Interview with Schlesinger, former US Defense Secretary: "You are right to take care of the Mediterranean but beware of Saddam"
by Ennio Caretto, "Corriere della Sera," March 7, 1998.
Washington - James Schlesinger was director of the CIA, Defense Secretary and Energy Secretary and is today adviser to the Congress and to the White House.
Q. Do you think that the era of embargos has drawn to a close?
A. The USA believe they have a duty to reprimand or punish those countries which do things that they don’t like. Since the use of force is politically risky, the USA adopt sanctions. The trouble is that you can become embargo-dependent: just in Clinton’s first term, the USA have imposed or threatened the imposition of sanctions upon 35 countries, which make up 42 percent of the world population. Furthermore, sanctions can backfire: because of them France has strengthened its oil industry in the Gulf to our own detriment. It is a strategy to be re-examined.
Q. Would you write off all embargos?
A. Let us differentiate. In the case of Iraq, the sanctions are justified: they are multilateral and are effective, together with the threat of bombardments. If in Italy somebody thinks that they should already be lifted, they are wrong: Saddam has mocked us all and for so long that we need to judge him for his deeds. I am against unjustified unilateral sanctions. They are no longer necessary against Cuba and I find laws such as the Helms-Burton, which penalise those foreign countries that invest in Cuba and Iran, absurd.
Q. How do you judge Bernabè’s call for Italy to become a protagonist in the multi-polar world?
A. I think it is normal: Italy will take care of its long-term interests as we take care of ours! Furthermore, it has a crucial role in the Mediterranean and in northern Africa, which represent the new frontier of Nato. There is the danger that in so doing Italy may occasionally irritate America, but it is not written in stone that all allies have to align themselves with us. One thing is to co-ordinate the foreign policies of Nato member-states according to mutual concessions, another would be if a country has to kneel before the only superpower.
Q. Has Dini’s visit to Teheran surprised you?
A. It hasn’t. Recently, the Italian diplomacy has taken up big initiatives, often successfully, in Somalia, Bosnia and Albania. Dini has moved well. In Iran the situation is still delicate, but there is no doubt that president Kathami wants to open to the West. And Clinton is not opposed to it: insofar as the population goes, contacts have already begun. In this case the interests of Italy and America collide. This is the path to be followed for the stabilisation in the Persian Gulf and in the Middle East.
Q. Would you be scared by the perspective of a partnership between Italy and Libya?

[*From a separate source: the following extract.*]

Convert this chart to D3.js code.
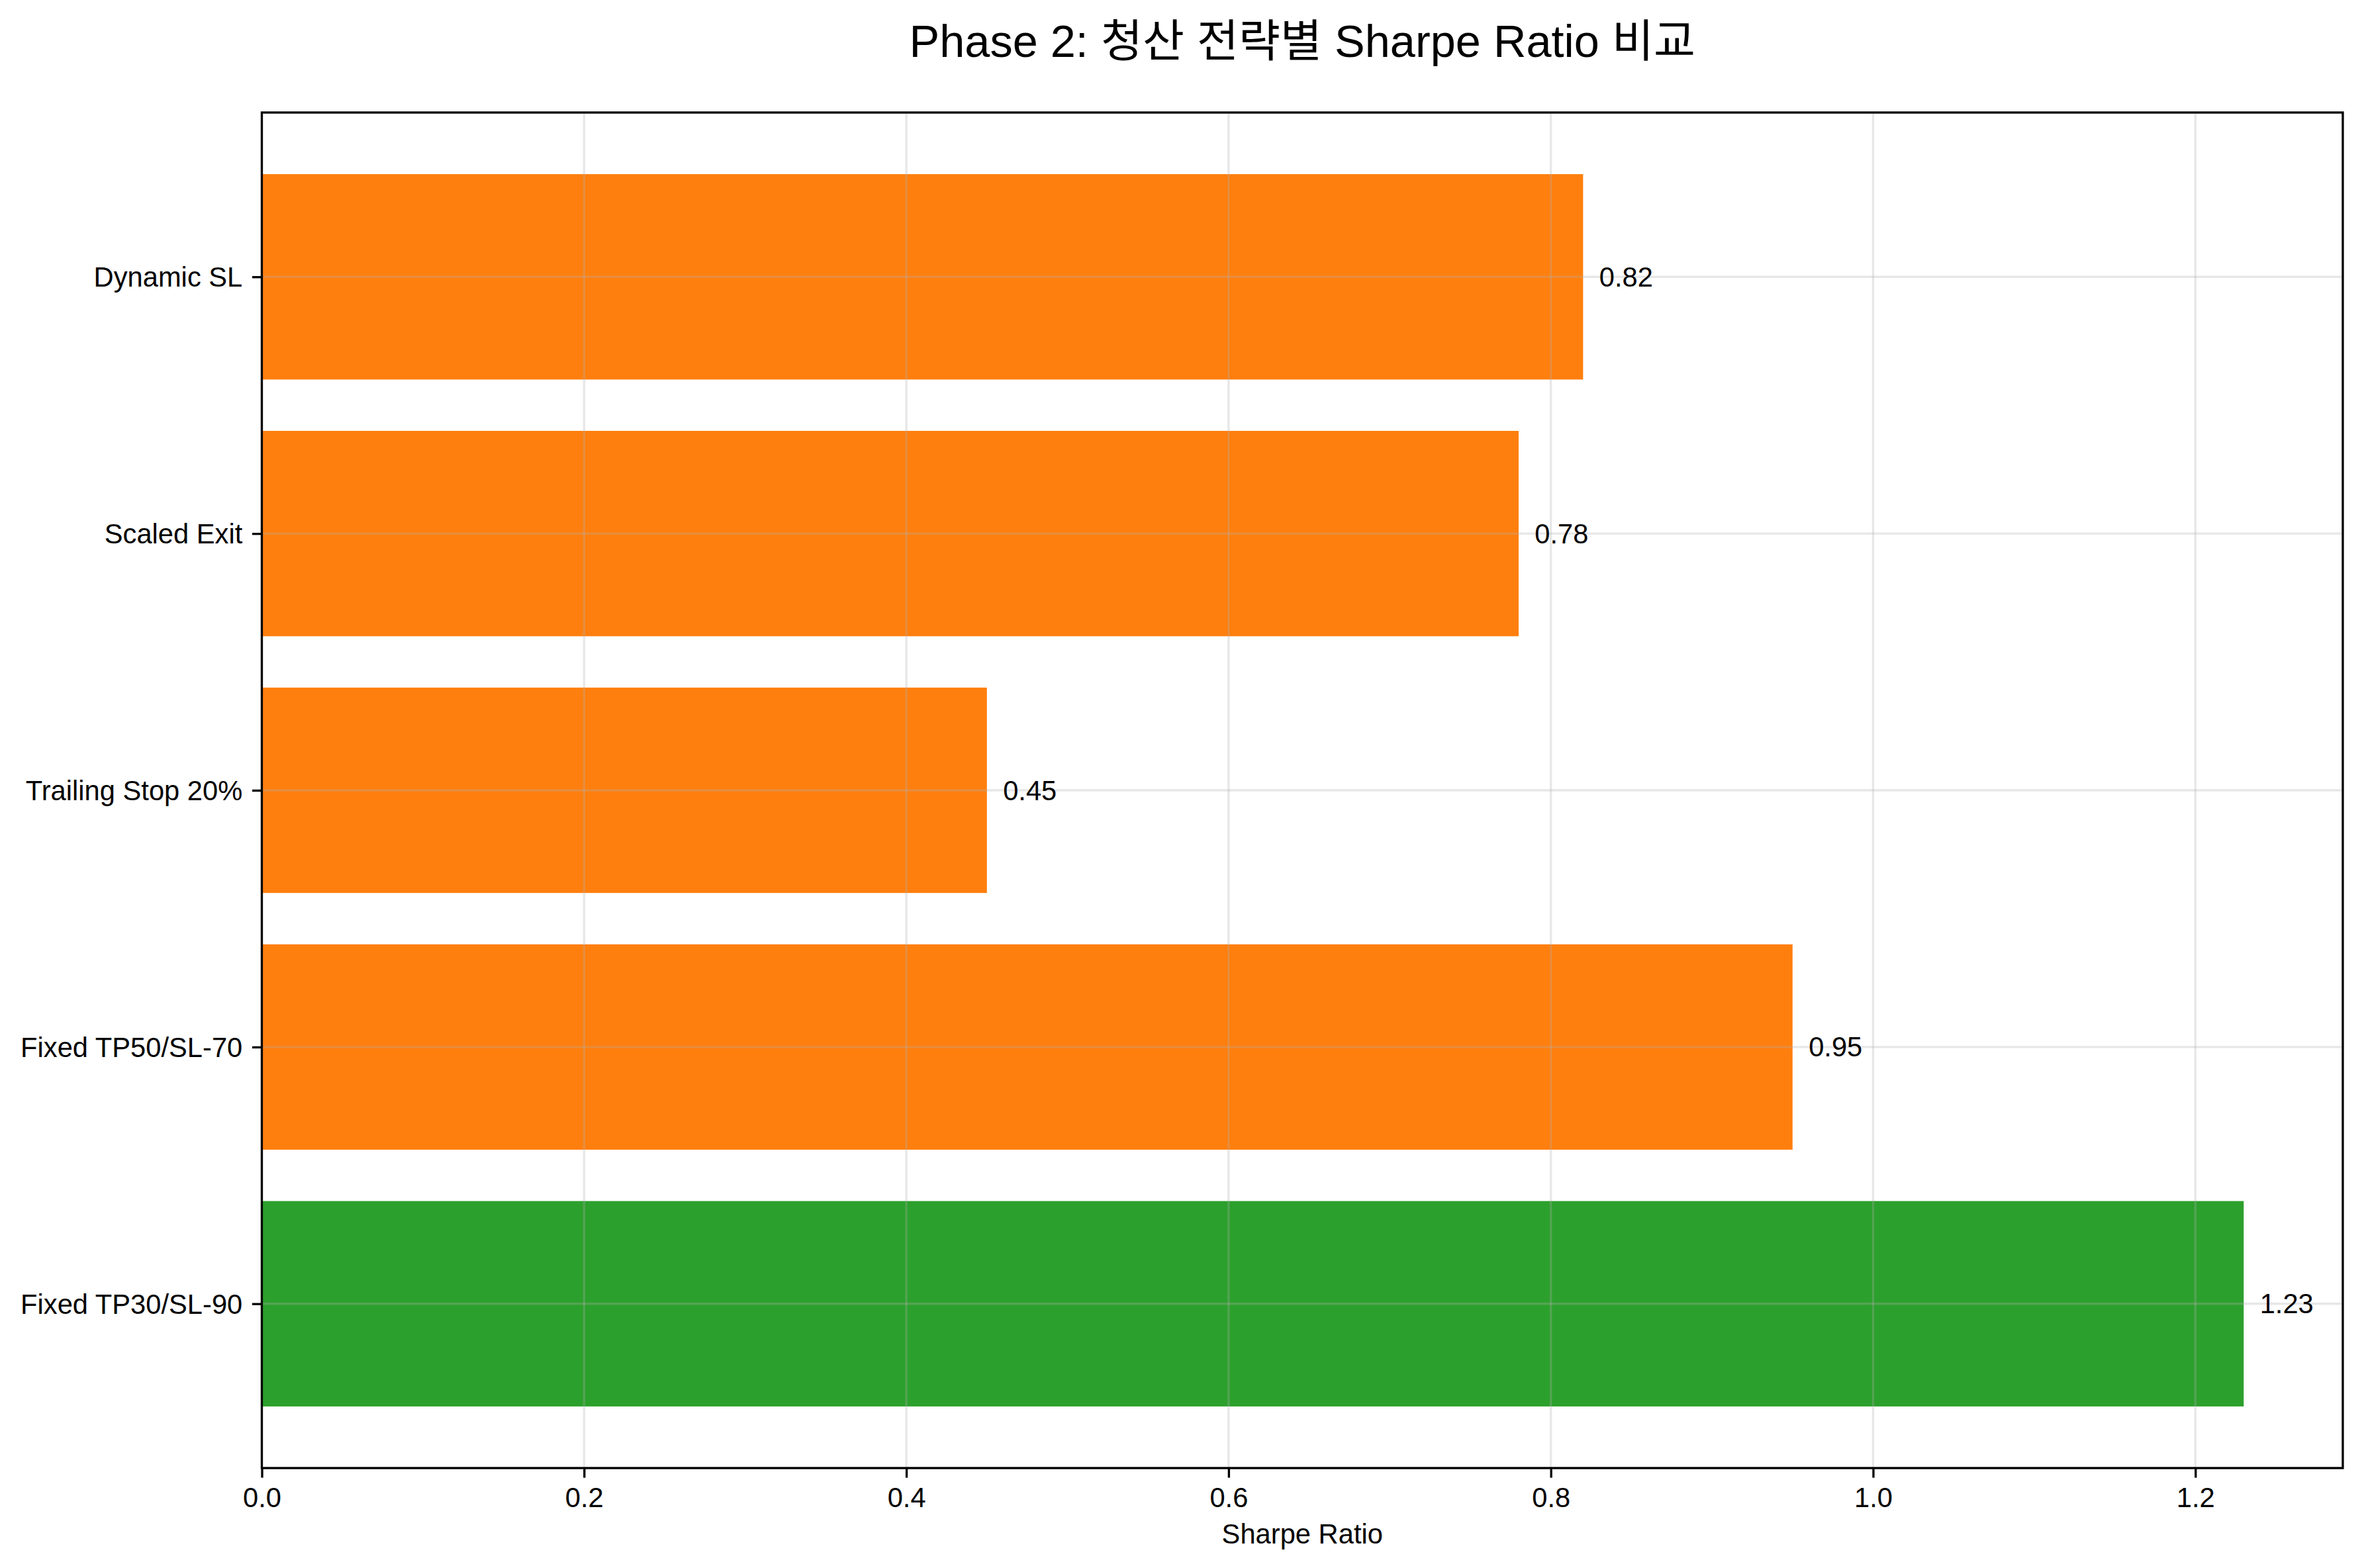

A. I would place Gaddafi halfway between Kathami and Saddam. On him is still the spectre of the Pan Am tragedy of 1988. I don’t know whether following that event he has supported terrorism: I no longer direct neither the CIA nor the Pentagon. However, against Libya are in force UN sanctions, to which Italy has agreed; I believe that your government would make a mistake to distance itself from the international community to go hand in hand with Gaddafi.